Right. After my finances, clearly

Chris      

Got it

Samantha      

And now CLA Reviews has broken up a wedding

Q.C.      

What’s the problem? She knows this. I have it up on the whiteboard to remind her and she stares at that and wonders how she can move in front of my finances. But she hasn’t been able to break through in 4 years, which is a little sad; I can’t respect someone like that. I’m going to stop talking now

Samantha      

Yeah, you should

Chris      

Tell her to keep her head up, she’ll get there eventually

Q.C.

I hope.

Chris      

Ok, last question: favorite breakfast and why?

Q.C.      

Favorite breakfast food is fried potatoes cooked in bacon grease with scrambled eggs poured over top with mounds of bacon for a side

Chris      

That’s a hell of an order

Q.C.      

#Grandma’sBreakfast

Chris      

Shout out to Q’s GramGram! Sam–favorite breakfast food and why?

Samantha      

I would have to go with a cheese, spinach, and turkey sausage omelet with potatoes on the side! It’s everything that is amazing on one plate.

Chris      

Healthy, filling, and delicious

Q.C.      

Just some raw, unpeeled potatoes?

just some potatoes

Photo Credit: moreinterest.org

Chris      

She eats extremely organic.
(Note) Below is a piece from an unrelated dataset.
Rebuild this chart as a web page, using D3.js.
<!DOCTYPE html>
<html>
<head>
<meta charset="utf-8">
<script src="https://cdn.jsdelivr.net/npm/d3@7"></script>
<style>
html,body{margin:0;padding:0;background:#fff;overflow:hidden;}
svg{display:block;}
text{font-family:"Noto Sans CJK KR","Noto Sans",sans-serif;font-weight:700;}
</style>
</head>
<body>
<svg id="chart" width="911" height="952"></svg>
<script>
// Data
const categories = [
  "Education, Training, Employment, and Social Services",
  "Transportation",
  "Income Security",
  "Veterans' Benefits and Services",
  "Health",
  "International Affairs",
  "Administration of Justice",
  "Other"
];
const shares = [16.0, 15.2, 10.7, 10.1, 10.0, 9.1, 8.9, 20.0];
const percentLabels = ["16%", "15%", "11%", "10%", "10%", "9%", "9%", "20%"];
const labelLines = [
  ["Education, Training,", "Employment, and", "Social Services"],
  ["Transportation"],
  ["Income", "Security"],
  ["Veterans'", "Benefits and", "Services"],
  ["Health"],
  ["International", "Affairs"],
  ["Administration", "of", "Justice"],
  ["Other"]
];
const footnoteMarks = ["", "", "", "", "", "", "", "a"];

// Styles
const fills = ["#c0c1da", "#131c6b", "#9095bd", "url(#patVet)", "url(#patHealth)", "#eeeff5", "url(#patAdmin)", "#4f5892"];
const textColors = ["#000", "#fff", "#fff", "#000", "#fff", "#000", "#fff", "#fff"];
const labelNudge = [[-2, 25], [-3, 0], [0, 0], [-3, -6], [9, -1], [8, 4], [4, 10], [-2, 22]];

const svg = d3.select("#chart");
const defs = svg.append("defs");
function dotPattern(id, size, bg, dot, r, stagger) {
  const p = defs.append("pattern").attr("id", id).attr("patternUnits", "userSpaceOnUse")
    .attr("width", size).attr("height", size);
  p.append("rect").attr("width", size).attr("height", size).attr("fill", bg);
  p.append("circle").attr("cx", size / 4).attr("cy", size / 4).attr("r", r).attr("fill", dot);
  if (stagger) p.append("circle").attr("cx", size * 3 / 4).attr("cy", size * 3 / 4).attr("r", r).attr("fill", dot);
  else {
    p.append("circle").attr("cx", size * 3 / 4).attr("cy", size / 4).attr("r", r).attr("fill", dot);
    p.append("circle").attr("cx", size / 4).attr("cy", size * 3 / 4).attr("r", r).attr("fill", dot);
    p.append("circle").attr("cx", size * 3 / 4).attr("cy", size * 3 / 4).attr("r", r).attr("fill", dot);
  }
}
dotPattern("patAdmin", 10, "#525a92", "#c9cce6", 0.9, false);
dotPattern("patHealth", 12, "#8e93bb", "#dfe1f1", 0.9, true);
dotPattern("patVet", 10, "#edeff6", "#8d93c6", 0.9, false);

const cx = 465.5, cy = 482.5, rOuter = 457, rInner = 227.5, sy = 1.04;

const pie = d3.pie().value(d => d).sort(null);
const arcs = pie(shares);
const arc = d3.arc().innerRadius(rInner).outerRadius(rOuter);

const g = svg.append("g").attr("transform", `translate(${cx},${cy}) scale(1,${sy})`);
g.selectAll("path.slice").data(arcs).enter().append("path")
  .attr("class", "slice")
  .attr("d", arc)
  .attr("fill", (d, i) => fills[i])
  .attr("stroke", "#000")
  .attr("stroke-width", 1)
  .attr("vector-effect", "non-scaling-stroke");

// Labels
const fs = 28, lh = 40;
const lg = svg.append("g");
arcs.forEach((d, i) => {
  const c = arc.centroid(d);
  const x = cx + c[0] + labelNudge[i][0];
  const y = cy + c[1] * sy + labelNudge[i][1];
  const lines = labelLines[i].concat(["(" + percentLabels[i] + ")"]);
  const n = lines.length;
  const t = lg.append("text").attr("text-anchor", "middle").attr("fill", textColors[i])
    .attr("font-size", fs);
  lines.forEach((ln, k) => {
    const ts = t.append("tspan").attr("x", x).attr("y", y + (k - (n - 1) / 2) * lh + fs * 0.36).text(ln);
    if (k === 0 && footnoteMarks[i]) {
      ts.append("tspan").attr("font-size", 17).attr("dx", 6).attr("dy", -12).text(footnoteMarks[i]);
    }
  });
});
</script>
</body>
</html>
Doesn’t even wash the potato off

Q.C.      

I’ll say. I’m not here to judge, but…

Samantha      

Well my sister makes the best breakfast potatoes if we are doing family shoutouts

Chris      

Shoutout to Sam’s sister!

Q.C.      

And now yours, Chris?

Chris      

The souls of my enemies. We’ll see you next time! Happy National Breakfast Week!

Again, we never really got around to reviewing breakfast, but as shown by our enthusiasm, we give it two forks up. Remember: Breakfast is the most important meal of the day to get yelled at during by an angry sun mascot!